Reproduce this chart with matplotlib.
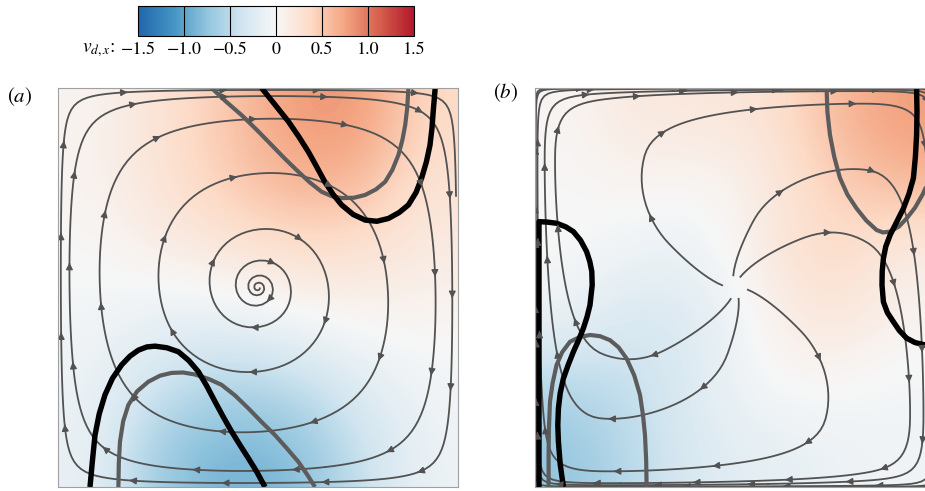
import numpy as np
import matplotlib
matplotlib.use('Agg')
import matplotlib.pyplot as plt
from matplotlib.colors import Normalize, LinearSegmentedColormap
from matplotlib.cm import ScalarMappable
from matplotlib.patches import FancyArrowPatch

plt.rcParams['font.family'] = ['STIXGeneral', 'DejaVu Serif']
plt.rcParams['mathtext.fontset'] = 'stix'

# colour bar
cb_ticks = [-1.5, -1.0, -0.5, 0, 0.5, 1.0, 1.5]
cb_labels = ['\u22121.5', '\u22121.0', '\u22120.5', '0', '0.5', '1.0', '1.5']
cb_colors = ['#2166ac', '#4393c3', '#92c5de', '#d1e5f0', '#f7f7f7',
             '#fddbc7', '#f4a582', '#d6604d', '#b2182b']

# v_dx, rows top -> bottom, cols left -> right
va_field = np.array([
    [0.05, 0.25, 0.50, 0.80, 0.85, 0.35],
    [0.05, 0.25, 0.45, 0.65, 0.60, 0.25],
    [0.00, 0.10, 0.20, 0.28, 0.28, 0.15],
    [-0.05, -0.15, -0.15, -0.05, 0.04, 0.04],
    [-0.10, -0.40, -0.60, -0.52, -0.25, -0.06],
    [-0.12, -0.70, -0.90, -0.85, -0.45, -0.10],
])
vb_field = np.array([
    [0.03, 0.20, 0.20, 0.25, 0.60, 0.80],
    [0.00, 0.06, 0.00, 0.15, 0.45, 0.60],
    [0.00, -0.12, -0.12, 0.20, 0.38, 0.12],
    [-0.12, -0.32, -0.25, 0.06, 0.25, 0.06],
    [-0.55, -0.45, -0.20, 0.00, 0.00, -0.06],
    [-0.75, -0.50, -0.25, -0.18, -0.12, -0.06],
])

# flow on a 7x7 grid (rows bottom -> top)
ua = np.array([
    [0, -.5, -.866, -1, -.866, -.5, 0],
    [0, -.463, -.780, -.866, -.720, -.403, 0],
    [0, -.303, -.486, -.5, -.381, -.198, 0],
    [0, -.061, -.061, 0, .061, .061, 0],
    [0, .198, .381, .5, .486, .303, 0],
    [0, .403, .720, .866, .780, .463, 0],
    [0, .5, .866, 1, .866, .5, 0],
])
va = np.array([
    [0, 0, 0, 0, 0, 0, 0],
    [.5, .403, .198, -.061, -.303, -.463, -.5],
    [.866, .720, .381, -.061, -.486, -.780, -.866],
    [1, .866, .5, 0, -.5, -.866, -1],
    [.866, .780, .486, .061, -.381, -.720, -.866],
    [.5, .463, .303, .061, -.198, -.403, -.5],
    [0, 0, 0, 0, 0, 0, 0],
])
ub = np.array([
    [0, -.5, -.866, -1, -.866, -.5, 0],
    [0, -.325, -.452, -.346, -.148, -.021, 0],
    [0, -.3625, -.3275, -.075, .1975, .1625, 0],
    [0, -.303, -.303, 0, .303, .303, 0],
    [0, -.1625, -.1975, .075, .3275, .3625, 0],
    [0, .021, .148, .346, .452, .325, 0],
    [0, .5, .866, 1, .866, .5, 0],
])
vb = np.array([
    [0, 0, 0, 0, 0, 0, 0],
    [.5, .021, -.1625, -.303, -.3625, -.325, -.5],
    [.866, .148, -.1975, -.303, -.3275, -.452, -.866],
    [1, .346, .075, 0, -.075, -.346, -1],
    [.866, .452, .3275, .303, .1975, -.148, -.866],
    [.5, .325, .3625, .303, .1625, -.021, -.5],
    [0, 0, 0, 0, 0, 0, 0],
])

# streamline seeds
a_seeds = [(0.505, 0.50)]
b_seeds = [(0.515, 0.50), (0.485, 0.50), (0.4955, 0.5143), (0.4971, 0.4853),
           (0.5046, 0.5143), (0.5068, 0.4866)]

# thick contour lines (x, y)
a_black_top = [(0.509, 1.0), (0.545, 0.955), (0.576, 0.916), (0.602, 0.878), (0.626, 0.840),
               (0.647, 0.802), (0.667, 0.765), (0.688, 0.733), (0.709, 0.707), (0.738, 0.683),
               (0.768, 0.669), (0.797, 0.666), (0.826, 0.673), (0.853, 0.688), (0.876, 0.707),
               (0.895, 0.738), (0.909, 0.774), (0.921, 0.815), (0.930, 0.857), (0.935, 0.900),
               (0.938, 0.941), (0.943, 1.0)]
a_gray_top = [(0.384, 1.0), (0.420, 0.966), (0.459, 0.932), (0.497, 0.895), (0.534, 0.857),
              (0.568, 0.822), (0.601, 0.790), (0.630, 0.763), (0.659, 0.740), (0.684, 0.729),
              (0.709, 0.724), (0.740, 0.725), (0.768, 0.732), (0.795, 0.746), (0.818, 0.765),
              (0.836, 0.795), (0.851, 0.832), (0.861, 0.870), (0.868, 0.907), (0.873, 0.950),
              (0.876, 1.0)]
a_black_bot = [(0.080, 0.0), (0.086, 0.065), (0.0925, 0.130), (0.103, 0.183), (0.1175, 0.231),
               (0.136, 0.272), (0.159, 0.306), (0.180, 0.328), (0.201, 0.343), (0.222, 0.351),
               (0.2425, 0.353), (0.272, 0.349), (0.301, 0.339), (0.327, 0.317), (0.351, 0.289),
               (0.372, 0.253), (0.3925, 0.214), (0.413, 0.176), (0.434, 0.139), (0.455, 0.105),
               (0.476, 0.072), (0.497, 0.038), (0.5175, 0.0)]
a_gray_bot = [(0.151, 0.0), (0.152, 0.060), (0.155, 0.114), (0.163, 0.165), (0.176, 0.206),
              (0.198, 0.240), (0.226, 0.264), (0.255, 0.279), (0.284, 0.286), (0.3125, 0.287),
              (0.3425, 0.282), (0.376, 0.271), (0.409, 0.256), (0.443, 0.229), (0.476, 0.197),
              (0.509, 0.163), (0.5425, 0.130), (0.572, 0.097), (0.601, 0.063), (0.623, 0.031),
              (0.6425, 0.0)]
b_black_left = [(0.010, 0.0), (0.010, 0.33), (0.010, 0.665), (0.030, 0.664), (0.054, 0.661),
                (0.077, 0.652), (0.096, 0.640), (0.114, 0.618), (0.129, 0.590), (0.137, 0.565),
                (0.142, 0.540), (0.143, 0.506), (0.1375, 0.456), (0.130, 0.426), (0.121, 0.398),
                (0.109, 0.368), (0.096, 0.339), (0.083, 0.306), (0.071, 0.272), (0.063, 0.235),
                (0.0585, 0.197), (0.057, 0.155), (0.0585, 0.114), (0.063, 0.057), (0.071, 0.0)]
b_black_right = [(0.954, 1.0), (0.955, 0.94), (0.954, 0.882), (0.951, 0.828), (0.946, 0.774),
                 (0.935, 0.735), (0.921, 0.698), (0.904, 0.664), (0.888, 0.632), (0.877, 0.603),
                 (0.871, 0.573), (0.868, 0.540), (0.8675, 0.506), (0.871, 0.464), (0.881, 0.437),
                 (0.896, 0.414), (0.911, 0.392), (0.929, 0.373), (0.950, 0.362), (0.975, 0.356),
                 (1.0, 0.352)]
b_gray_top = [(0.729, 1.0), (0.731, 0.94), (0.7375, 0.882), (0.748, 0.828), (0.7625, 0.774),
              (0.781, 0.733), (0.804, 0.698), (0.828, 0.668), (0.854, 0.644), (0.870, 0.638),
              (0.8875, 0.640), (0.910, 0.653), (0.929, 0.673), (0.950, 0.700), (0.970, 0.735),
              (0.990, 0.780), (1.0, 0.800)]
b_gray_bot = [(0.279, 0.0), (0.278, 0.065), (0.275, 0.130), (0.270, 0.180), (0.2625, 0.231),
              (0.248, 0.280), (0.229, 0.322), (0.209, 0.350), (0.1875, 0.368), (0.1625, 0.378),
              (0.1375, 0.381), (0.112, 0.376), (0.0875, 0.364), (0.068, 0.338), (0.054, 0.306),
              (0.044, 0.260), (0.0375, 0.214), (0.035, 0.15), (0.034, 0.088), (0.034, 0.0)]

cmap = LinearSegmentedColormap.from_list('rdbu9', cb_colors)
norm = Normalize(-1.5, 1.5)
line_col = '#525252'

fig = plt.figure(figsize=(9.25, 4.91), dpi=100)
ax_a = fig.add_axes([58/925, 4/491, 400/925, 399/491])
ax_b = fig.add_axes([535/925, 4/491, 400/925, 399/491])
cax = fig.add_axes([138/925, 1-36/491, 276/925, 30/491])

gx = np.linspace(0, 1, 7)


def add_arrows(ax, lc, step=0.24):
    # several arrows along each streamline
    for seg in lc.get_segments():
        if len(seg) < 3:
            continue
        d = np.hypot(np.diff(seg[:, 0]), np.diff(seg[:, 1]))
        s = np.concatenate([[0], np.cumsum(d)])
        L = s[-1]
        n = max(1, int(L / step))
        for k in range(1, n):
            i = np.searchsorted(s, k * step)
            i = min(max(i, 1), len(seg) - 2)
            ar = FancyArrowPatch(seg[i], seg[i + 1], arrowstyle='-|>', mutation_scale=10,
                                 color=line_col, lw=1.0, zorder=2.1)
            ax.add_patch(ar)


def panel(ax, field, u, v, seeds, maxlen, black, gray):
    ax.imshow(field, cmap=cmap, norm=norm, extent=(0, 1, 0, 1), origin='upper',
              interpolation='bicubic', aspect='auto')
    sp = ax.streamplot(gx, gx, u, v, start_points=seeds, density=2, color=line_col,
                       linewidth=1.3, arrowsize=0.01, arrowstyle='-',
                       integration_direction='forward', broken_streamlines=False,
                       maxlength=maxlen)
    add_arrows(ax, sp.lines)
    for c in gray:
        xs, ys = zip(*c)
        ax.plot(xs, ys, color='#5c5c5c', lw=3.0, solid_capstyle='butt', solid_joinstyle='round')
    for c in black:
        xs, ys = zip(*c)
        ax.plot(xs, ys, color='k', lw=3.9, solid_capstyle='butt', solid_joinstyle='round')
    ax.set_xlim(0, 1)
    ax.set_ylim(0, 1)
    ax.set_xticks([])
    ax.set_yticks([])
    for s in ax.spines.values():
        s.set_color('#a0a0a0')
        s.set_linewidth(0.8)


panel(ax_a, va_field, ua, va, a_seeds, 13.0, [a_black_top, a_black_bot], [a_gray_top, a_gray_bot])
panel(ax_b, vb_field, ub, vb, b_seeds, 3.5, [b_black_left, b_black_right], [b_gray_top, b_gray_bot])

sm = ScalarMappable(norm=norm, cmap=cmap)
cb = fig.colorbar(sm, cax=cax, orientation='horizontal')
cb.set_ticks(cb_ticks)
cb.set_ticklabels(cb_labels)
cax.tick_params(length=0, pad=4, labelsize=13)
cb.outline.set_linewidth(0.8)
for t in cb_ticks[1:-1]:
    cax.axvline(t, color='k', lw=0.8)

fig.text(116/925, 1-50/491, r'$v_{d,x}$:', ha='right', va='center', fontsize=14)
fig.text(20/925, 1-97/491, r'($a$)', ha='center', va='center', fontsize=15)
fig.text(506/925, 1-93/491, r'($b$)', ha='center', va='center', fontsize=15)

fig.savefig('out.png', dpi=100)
_ _ _ _
=== PROBLEM REQUIREMENTS ===
Scan the listing above for the word "matplotlib" and show each line where it is found.

=== RESULT ===
Reproduce this chart with matplotlib.
import matplotlib
matplotlib.use('Agg')
import matplotlib.pyplot as plt
from matplotlib.colors import Normalize, LinearSegmentedColormap
from matplotlib.cm import ScalarMappable
from matplotlib.patches import FancyArrowPatch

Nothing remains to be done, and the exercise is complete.